====== INFORMATION PROVIDED
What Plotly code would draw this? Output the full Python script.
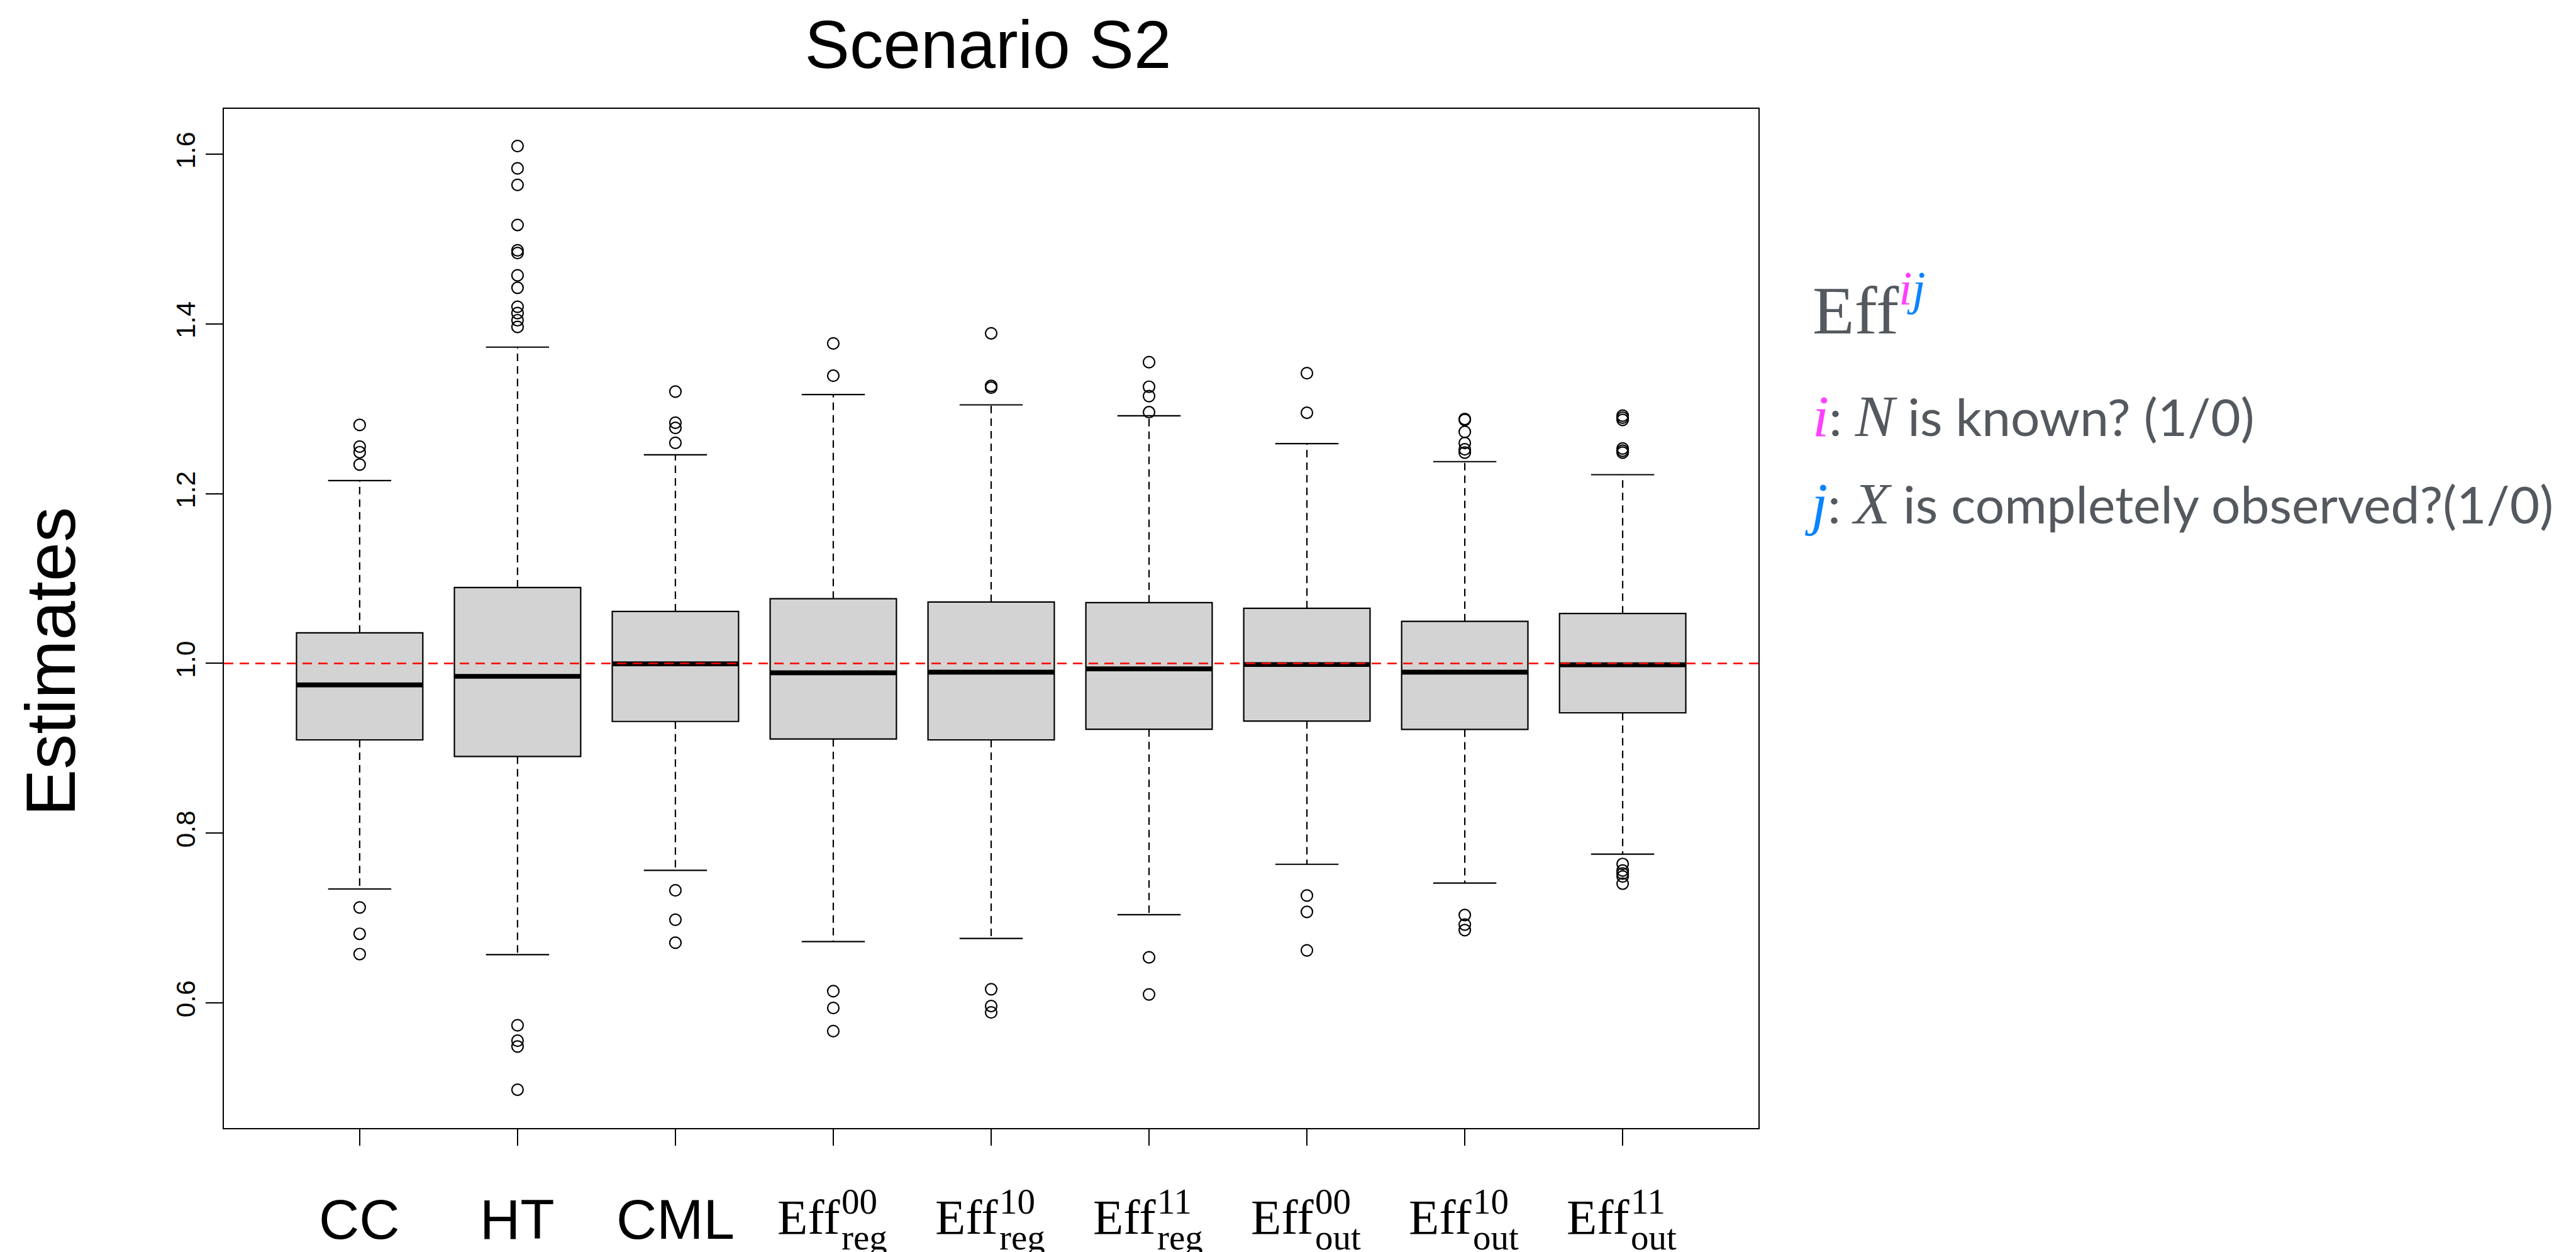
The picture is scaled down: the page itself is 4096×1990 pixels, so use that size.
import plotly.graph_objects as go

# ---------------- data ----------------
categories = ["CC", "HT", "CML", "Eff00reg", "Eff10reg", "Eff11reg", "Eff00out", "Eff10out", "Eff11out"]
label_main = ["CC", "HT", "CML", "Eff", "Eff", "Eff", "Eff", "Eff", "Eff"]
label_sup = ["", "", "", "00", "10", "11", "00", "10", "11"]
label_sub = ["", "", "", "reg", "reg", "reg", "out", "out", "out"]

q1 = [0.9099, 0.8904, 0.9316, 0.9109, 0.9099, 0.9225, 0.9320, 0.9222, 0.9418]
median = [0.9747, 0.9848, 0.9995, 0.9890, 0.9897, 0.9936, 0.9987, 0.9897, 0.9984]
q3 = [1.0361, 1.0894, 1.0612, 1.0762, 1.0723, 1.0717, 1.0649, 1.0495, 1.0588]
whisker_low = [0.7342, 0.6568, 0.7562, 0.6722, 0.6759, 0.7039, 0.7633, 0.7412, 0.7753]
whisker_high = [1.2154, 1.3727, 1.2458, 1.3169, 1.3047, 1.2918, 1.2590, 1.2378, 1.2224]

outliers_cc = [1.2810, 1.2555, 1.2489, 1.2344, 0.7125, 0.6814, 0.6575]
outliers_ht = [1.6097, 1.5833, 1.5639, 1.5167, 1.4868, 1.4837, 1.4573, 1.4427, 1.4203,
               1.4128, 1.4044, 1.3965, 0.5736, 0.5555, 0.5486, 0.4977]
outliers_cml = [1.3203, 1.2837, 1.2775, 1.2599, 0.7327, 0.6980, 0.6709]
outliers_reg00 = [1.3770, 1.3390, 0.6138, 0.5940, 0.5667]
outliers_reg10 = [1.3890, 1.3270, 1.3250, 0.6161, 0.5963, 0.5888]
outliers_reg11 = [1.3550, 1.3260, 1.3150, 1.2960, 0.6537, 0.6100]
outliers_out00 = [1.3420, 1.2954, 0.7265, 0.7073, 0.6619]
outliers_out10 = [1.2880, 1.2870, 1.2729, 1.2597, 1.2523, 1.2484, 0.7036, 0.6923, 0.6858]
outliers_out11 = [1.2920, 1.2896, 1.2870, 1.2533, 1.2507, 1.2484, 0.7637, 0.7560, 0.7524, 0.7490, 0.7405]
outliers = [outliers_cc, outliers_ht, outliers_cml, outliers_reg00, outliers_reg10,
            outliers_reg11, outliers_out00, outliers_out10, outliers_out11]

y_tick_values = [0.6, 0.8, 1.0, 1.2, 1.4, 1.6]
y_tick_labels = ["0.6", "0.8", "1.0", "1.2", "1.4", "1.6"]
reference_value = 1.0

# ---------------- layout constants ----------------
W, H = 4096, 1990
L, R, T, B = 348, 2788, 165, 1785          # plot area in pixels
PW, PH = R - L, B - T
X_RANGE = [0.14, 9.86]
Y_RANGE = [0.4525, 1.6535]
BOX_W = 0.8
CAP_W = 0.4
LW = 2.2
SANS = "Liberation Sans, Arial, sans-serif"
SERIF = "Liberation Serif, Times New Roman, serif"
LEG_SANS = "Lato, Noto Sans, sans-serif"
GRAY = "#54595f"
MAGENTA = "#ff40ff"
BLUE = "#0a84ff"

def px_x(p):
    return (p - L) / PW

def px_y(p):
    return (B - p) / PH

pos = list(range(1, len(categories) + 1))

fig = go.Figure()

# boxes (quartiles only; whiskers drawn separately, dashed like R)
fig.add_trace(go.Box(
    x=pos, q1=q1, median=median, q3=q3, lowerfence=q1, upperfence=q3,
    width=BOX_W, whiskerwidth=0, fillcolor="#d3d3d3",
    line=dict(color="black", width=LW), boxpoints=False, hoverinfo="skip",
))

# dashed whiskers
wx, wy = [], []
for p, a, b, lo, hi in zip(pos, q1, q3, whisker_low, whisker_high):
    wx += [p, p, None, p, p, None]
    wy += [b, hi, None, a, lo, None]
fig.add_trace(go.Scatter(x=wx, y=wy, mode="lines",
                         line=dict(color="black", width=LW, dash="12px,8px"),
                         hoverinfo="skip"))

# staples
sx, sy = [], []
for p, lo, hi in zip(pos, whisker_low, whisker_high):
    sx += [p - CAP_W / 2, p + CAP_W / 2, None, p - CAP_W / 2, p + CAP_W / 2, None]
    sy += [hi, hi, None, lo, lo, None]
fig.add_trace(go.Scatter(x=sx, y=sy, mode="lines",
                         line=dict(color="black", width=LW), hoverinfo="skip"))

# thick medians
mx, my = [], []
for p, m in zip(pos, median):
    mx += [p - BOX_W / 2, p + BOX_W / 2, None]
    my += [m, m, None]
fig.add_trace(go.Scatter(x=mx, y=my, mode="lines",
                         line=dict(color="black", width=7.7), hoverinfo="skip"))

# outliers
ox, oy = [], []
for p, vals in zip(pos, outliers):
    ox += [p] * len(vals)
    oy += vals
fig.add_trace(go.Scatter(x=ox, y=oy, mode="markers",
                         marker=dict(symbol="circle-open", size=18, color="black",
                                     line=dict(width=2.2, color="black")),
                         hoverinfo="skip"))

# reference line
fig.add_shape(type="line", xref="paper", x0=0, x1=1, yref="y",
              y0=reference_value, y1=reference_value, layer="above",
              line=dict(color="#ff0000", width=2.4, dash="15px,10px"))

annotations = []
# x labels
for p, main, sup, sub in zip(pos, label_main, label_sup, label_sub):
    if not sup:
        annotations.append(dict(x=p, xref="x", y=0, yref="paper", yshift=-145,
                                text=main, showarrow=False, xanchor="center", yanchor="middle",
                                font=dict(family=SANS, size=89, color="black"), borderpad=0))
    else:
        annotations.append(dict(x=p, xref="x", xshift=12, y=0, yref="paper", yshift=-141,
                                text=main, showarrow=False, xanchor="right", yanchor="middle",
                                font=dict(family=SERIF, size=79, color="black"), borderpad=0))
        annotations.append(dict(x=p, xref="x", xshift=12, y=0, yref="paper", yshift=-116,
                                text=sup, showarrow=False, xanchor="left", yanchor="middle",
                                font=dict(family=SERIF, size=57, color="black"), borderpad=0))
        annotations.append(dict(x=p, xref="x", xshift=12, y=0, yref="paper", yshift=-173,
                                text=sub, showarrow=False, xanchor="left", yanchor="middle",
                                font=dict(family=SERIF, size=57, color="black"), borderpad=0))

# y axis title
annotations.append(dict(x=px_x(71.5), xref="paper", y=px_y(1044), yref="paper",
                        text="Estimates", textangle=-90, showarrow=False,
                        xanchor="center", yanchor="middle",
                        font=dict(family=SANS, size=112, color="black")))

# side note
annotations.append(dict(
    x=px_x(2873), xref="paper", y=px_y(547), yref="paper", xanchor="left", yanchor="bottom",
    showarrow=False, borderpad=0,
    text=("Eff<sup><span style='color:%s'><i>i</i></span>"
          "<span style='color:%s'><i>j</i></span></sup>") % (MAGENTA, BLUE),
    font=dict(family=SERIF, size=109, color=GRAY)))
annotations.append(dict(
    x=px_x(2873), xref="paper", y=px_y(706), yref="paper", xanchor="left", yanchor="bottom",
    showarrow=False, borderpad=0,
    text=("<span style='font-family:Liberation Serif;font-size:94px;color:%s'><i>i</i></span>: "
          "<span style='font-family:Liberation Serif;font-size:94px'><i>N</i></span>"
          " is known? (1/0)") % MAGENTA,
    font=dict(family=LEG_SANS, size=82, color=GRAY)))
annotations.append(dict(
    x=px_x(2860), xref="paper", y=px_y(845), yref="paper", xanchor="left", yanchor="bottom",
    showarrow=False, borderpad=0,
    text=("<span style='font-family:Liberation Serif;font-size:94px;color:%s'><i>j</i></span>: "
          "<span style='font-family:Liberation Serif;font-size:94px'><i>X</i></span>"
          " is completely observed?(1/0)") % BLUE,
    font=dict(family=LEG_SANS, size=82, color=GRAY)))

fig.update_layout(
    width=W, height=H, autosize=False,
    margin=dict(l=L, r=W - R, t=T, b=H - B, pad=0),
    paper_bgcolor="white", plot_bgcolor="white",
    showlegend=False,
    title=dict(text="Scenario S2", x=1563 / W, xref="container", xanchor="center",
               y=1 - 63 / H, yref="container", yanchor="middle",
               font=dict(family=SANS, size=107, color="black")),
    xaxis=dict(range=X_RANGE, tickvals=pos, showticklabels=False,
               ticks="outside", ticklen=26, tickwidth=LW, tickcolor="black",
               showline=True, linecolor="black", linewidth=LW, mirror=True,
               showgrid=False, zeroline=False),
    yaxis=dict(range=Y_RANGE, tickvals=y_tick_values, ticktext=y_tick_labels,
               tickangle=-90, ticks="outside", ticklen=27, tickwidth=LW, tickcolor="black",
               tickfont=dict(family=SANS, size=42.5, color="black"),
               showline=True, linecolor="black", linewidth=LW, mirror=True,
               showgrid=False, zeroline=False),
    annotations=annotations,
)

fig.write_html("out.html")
============
» THE PROBLEM
Print exactly the lines above from the one with "The picture is" to the one with "import plotly.graph_objects as go", including both.

» OUTPUT FOR THIS EXERCISE
The picture is scaled down: the page itself is 4096×1990 pixels, so use that size.
import plotly.graph_objects as go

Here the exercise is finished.